Current YP users may prefer to have the option to use HPO to value their yield losses.  However, coverage levels are notably lower for yield than revenue insurance.  For example, for 2021 corn, average coverage level was 63% for YP vs. 77% for revenue products (RMA, Summary of Business).  This relationship suggests premium cost is an important consideration for farmers who buy yield insurance, implying they may be unwilling to pay the higher premium associated with HPO.

Current RP users have the option to buy HPO but do not have an option to buy price loss coverage.  Both revenue products have price loss coverage.  A current RP user may prefer not to have price loss coverage if they believe the risk of price loss is minimal but may prefer HPO coverage if they believe the probability of price increase is notable.  Offering YP-HPO would give them this product option.

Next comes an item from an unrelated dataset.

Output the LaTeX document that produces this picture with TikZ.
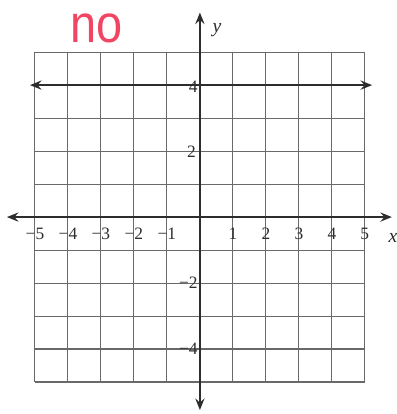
\documentclass[tikz,border=0pt]{standalone}
\usepackage{fontspec}
\setmainfont{Liberation Serif}
\newfontfamily\handfont{Liberation Sans}
\usetikzlibrary{arrows.meta}
\definecolor{gridgray}{RGB}{105,105,105}
\definecolor{axisgray}{RGB}{45,45,45}
\definecolor{inkred}{RGB}{240,70,100}
\tikzset{
  gridline/.style={draw=gridgray, line width=0.9pt},
  axisline/.style={draw=axisgray, line width=1.3pt,
    {Stealth[length=10pt,width=8pt,inset=3.5pt]}-{Stealth[length=10pt,width=8pt,inset=3.5pt]}},
  ticklab/.style={font=\fontsize{15}{15}\selectfont, text=axisgray, inner sep=1pt},
  axlab/.style={font=\fontsize{17}{17}\selectfont\itshape, text=axisgray, inner sep=1pt}
}
\begin{document}
\begin{tikzpicture}[x=1cm,y=1cm]
\useasboundingbox (-6.06,-5.97) rectangle (5.97,6.58);
% grid
\draw[gridline] (-5,-5) grid (5,5);
% axes
\coordinate (xl) at (-5.85,0);
\coordinate (xr) at (5.82,0);
\coordinate (yb) at (0,-5.85);
\coordinate (yt) at (0,6.2);
\coordinate (hl) at (-5.15,4);
\coordinate (hr) at (5.22,4);
\draw[axisline] (xl) -- (xr);
\draw[axisline] (yb) -- (yt);
\draw[axisline] (hl) -- (hr);
% x tick labels
\foreach \v/\t/\n in {-5/−5/xm5,-4/−4/xm4,-3/−3/xm3,-2/−2/xm2,-1/−1/xm1,1/1/xp1,2/2/xp2,3/3/xp3,4/4/xp4,5/5/xp5}
  \node[ticklab] (\n) at (\v,-0.5) {\t};
% y tick labels
\node[ticklab, anchor=east] (yp4) at (-0.03,3.95) {4};
\node[ticklab, anchor=east] (yp2) at (-0.08,1.97) {2};
\node[ticklab, anchor=east] (ym2) at (-0.03,-2.0) {−2};
\node[ticklab, anchor=east] (ym4) at (-0.03,-4.0) {−4};
% axis labels
\node[axlab] (xlab) at (5.85,-0.62) {x};
\node[axlab] (ylab) at (0.52,5.67) {y};
% handwritten note
\node[text=inkred, font=\handfont\fontsize{46}{46}\selectfont, xscale=0.88, anchor=base, inner sep=0pt] (note) at (-3.12,5.28) {no};
\end{tikzpicture}
\end{document}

An RP user may believe the risk of price loss is adequately covered otherwise.  For example, a farmer may conclude that the Price Loss Coverage (PLC) commodity program provides adequate price loss coverage when market prices are below the reference price.  The 2018 farm bill further increases the possibility of this situation since commodity program sign up was authorized for every year instead of being for the life of the farm bill.

An RP user may believe that private market forward price contracts can be used to manage the risk of price loss more cheaply than current revenue products.  Forward price contracts usually have no monetary transaction cost.  In contrast, the farmdoc daily article of September 14, 2022 found that price loss accounts for 11% to 17% of indemnities paid by current revenue insurance products.  Premiums should thus be lower by approximately this amount for YP-HPO than RP.

In summary, it is not clear if YP-HPO would be a successful insurance product, but situations exists in which offering YP-HPO may provide a more optimal set of risk management options for farmers.  The only way to find out if YP-HPO would be successful is to offer it.